▸ **Records for processing**
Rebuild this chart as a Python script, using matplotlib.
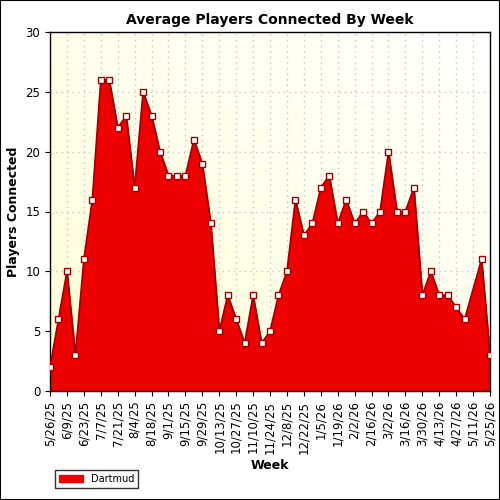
import matplotlib
matplotlib.use("Agg")
import matplotlib.pyplot as plt
import numpy as np
import datetime as dt

start = dt.date(2025, 5, 26)
values = [2,6,10,3,11,16,26,26,22,23,17,25,23,20,18,18,18,21,19,14,5,8,6,4,8,4,5,8,10,16,13,14,17,18,14,16,14,15,14,15,20,15,15,17,8,10,8,8,7,6,None,11,3]
weeks = list(range(len(values)))
tick_labels = [f"{d.month}/{d.day}/{d.year%100}" for d in (start + dt.timedelta(weeks=w) for w in weeks[::2])]

xs = [w for w, v in zip(weeks, values) if v is not None]
ys = [v for v in values if v is not None]

fig = plt.figure(figsize=(5, 5), dpi=100)
ax = fig.add_axes([0.1, 0.218, 0.88, 0.718])
grad = np.linspace(0, 1, 256)
X, Y = np.meshgrid(grad, grad)
G = np.clip((X + Y) / 2, 0, 1)
c0 = np.array([1.0, 1.0, 0.84]); c1 = np.array([1.0, 1.0, 1.0])
img = c0[None, None, :] * (1 - G[..., None]) + c1[None, None, :] * G[..., None]
ax.imshow(img, extent=[0, 52, 0, 30], origin="lower", aspect="auto", zorder=0)
ax.grid(True, color="#c8c8c8", linestyle=(0, (1, 3)), linewidth=1, zorder=1)
ax.fill_between(xs, ys, 0, color="#ee0000", zorder=2, label="Dartmud")
ax.plot(xs, ys, color="#a00000", linewidth=1.2, zorder=3)
ax.plot(xs, ys, linestyle="none", marker="s", markersize=5, markerfacecolor="white",
        markeredgecolor="#a00000", markeredgewidth=1, zorder=4)
ax.set_xlim(0, 52)
ax.set_ylim(0, 30)
ax.set_xticks(weeks[::2])
ax.set_xticklabels(tick_labels, rotation=90, fontsize=8.5)
ax.tick_params(axis="y", labelsize=8.5)
ax.set_yticks(range(0, 31, 5))
ax.set_xlabel("Week", fontsize=9, fontweight="bold")
ax.set_ylabel("Players Connected", fontsize=9, fontweight="bold")
ax.set_title("Average Players Connected By Week", fontsize=10, fontweight="bold")
for s in ax.spines.values():
    s.set_linewidth(1)
fig.legend(loc="lower left", bbox_to_anchor=(0.1, 0.015), fontsize=7, frameon=True,
           fancybox=False, edgecolor="black", handlelength=2.5)
fig.patches.append(plt.Rectangle((0, 0), 1, 1, transform=fig.transFigure, fill=False,
                                 edgecolor="black", linewidth=1.5))
fig.savefig("out.png", dpi=100)
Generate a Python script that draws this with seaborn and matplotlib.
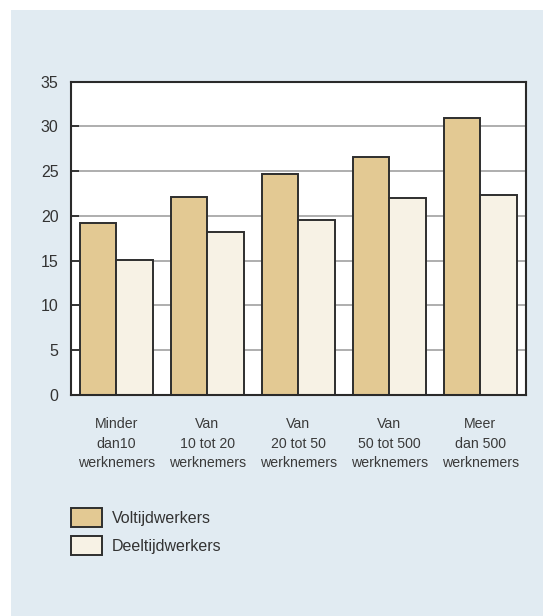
import matplotlib
matplotlib.use("Agg")
import matplotlib.pyplot as plt
import seaborn as sns
import pandas as pd
from matplotlib.patches import Rectangle

categories = ["Minder\ndan10\nwerknemers", "Van\n10 tot 20\nwerknemers", "Van\n20 tot 50\nwerknemers",
              "Van\n50 tot 500\nwerknemers", "Meer\ndan 500\nwerknemers"]
voltijd = [19.2, 22.1, 24.7, 26.6, 30.9]
deeltijd = [15.1, 18.2, 19.6, 22.0, 22.3]
series_names = ["Voltijdwerkers", "Deeltijdwerkers"]
yticks = [0, 5, 10, 15, 20, 25, 30, 35]

df = pd.DataFrame({
    "cat": categories * 2,
    "value": voltijd + deeltijd,
    "serie": [series_names[0]] * 5 + [series_names[1]] * 5,
})

sns.set_theme(style="white")
plt.rcParams["font.family"] = ["Liberation Sans", "DejaVu Sans"]

fig = plt.figure(figsize=(5.43, 6.16), dpi=100)
fig.patch.set_facecolor("white")
fig.patches.append(Rectangle((11 / 543, 0), 1 - 11 / 543, 1 - 10 / 616,
                             transform=fig.transFigure, facecolor="#e1ebf2",
                             edgecolor="none", zorder=-10))

ax = fig.add_axes([71 / 543, 1 - 395 / 616, (525.7 - 71) / 543, (395 - 81.7) / 616])
ax.set_facecolor("white")

sns.barplot(data=df, x="cat", y="value", hue="serie", ax=ax,
            palette=["#e3c993", "#f7f2e5"], edgecolor="#2e2e2e", linewidth=1.4,
            width=0.8, saturation=1, errorbar=None)

ax.set_xlim(-0.5, 4.5)
ax.set_ylim(0, 35)
ax.set_yticks(yticks)
ax.set_axisbelow(True)
ax.yaxis.grid(True, color="#a8a8a8", linewidth=1.3)
ax.xaxis.grid(False)
for s in ax.spines.values():
    s.set_visible(True)
    s.set_color("#2a2a2a")
    s.set_linewidth(1.5)
ax.tick_params(axis="y", direction="in", length=6, width=1.3, color="#2a2a2a",
               labelsize=11.5, labelcolor="#333333", pad=9, left=True)
ax.tick_params(axis="x", length=0, labelsize=10.2, labelcolor="#3a3a3a", pad=16)
for lab in ax.get_xticklabels():
    lab.set_linespacing(1.5)
ax.set_xlabel("")
ax.set_ylabel("")

handles, labels = ax.get_legend_handles_labels()
ax.get_legend().remove()
fig.legend(handles, labels, loc="upper left", bbox_to_anchor=(71 / 543, 1 - 508 / 616),
           frameon=False, fontsize=11.5, handlelength=1.94, handleheight=1.45,
           handletextpad=0.62, labelspacing=0.55, borderpad=0, borderaxespad=0,
           labelcolor="#333333")

fig.savefig("out.png", dpi=100, facecolor=fig.get_facecolor())
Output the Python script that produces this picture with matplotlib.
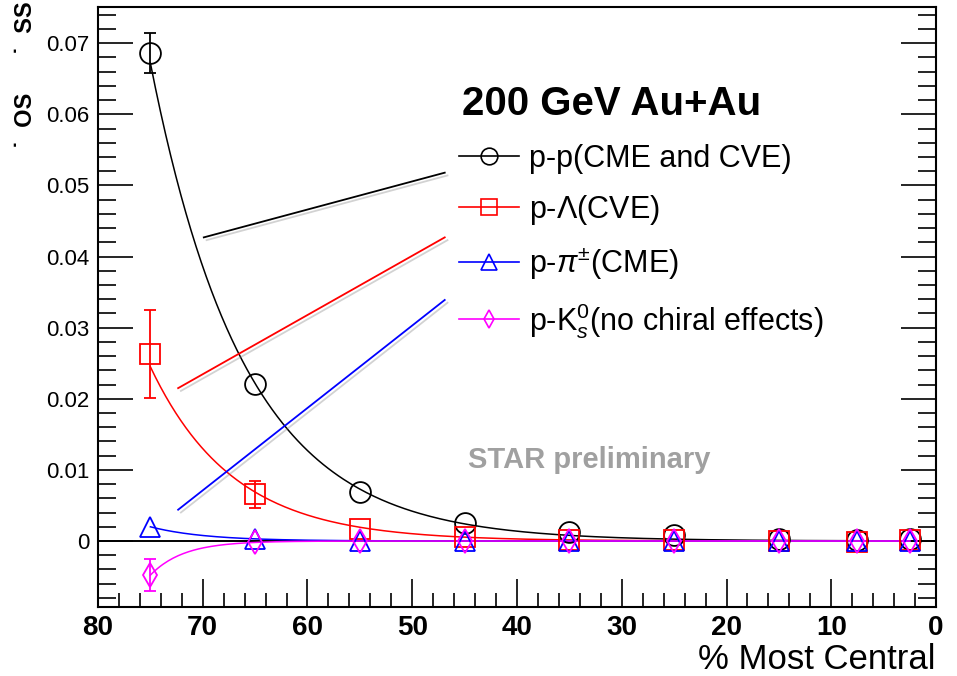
import matplotlib
matplotlib.use("Agg")
import matplotlib.pyplot as plt
import matplotlib.patheffects as pe
import numpy as np

plt.rcParams['font.family'] = ['Liberation Sans', 'DejaVu Sans']
plt.rcParams['mathtext.fontset'] = 'custom'
plt.rcParams['mathtext.rm'] = 'Liberation Sans'
plt.rcParams['mathtext.it'] = 'Liberation Sans:italic'

# centrality bins (% most central)
cent = [75, 65, 55, 45, 35, 25, 15, 7.5, 2.5]

# p-p (CME and CVE)
pp = [0.0686, 0.0221, 0.0069, 0.0025, 0.0013, 0.0008, 0.0003, 0.0002, 0.0003]
pp_err = [0.0028, 0.0005, 0.0003, 0.0002, 0.0001, 0.0001, 0.0001, 0.0001, 0.0001]
# p-Lambda (CVE)
pl = [0.0263, 0.0066, 0.0017, 0.0006, 0.0002, 0.0001, 0.0000, -0.0001, 0.0001]
pl_err = [0.0062, 0.0019, 0.0004, 0.0002, 0.0001, 0.0001, 0.0001, 0.0001, 0.0001]
# p-pi (CME)
ppi = [0.0020, 0.0003, 0.0000, 0.0000, 0.0000, 0.0000, 0.0000, 0.0000, 0.0000]
ppi_err = [0.0002, 0.0001, 0.0001, 0.0001, 0.0001, 0.0001, 0.0001, 0.0001, 0.0001]
# p-K0s (no chiral effects)
pk = [-0.0048, -0.0002, 0.0000, 0.0000, 0.0000, 0.0000, 0.0000, 0.0000, 0.0000]
pk_err = [0.0023, 0.0004, 0.0002, 0.0001, 0.0001, 0.0001, 0.0001, 0.0001, 0.0001]

labels = ["p-p(CME and CVE)", r"p-$\Lambda$(CVE)", r"p-$\pi^{\pm}$(CME)",
          r"p-K$^{0}_{s}$(no chiral effects)"]


def expfit(x, y, n):
    # exponential fit through the first n points
    x = np.array(x[:n])
    y = np.array(y[:n])
    s = np.sign(y[0])
    k, b = np.polyfit(x, np.log(np.abs(y)), 1)
    xx = np.linspace(75, 2.5, 300)
    return xx, s * np.exp(k * xx + b)


fig = plt.figure(figsize=(9.57, 6.76), dpi=100)
ax = fig.add_axes([98 / 957, 1 - 607 / 676, (936 - 98) / 957, (607 - 7) / 676])

ax.axhline(0, color='black', lw=1.4, zorder=1)

series = [(pp, pp_err, 'black', 'o', 4), (pl, pl_err, 'red', 's', 4),
          (ppi, ppi_err, 'blue', '^', 2), (pk, pk_err, 'magenta', 'd', 2)]
handles = []
for (y, e, c, m, n), lab in zip(series, labels):
    xx, yy = expfit(cent, y, n)
    ax.plot(xx, yy, color=c, lw=1.1, zorder=2)
    ms = 12 if m == 'd' else 15
    ax.plot(cent, y, m, mfc='none', mec=c, ms=ms, mew=1.3, zorder=3)
    # like ROOT: error bars only shown when they stick out of the marker
    big = [i for i in range(len(e)) if e[i] > 0.0014]
    ax.errorbar([cent[i] for i in big], [y[i] for i in big], yerr=[e[i] for i in big],
                fmt='none', ecolor=c, elinewidth=1.3, capsize=4, capthick=1.3, zorder=3)
    h, = ax.plot([], [], color=c, marker=m, mfc='none', mec=c, ms=ms - 3, mew=1.2, lw=1.2)
    handles.append(h)

leg = ax.legend(handles, labels, loc='upper left', bbox_to_anchor=(0.431, 0.772),
                frameon=False, fontsize=22, handlelength=1.95, handletextpad=0.35,
                labelspacing=0.62, borderpad=0, borderaxespad=0)

ax.text(0.434, 0.82, "200 GeV Au+Au", transform=ax.transAxes, fontsize=29,
        fontweight='bold', va='baseline', ha='left')
ax.text(0.4415, 0.245, "STAR preliminary", transform=ax.transAxes, fontsize=21,
        fontweight='bold', color='#a0a0a0', ha='left', va='center')

# pointer lines from legend to curves
shadow = [pe.SimpleLineShadow(offset=(2, -2), shadow_color='gray', alpha=0.35), pe.Normal()]
ax.plot([69.9, 46.9], [0.0427, 0.0518], color='black', lw=1.3, path_effects=shadow)
ax.plot([72.35, 46.9], [0.0215, 0.0427], color='red', lw=1.3, path_effects=shadow)
ax.plot([72.35, 46.9], [0.0044, 0.0339], color='blue', lw=1.3, path_effects=shadow)

ax.set_xlim(80, 0)
ax.set_ylim(-0.00928, 0.0751)
ax.set_xticks(np.arange(80, -1, -10))
ax.set_xticks(np.arange(80, -1, -2), minor=True)
ax.set_yticks(np.arange(0, 0.071, 0.01))
ax.set_yticks(np.arange(-0.008, 0.0751, 0.002), minor=True)
ax.set_yticklabels(['0', '0.01', '0.02', '0.03', '0.04', '0.05', '0.06', '0.07'])
ax.tick_params(axis='y', which='both', direction='in', right=True, labelsize=16, pad=6)
ax.tick_params(axis='y', which='major', length=25, width=1.2)
ax.tick_params(axis='y', which='minor', length=13, width=1.2)
ax.tick_params(axis='x', which='both', direction='in', top=False, labelsize=20, pad=6)
ax.tick_params(axis='x', which='major', length=20, width=1.2)
ax.tick_params(axis='x', which='minor', length=10, width=1.2)
for t in ax.get_xticklabels():
    t.set_fontweight('bold')
for s in ax.spines.values():
    s.set_linewidth(1.5)

ax.set_xlabel("% Most Central", fontsize=25, ha='right', va='top')
ax.xaxis.set_label_coords(1.0, -(643 - 607) / 600)

# y label, mostly cut off at the left edge: only the subscripts show
fig.text(37 / 957, 1 - 120 / 676, "\u02d9  OS", rotation=90, fontsize=17,
         fontweight='bold', ha='right', va='center')
fig.text(37 / 957, 1 - 28 / 676, "\u02d9  SS", rotation=90, fontsize=17,
         fontweight='bold', ha='right', va='center')

fig.savefig("out.png", dpi=100)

▸ **Aim**
Count all lines of the data that include "this". The answer is the number alone.

▸ **Reply**
3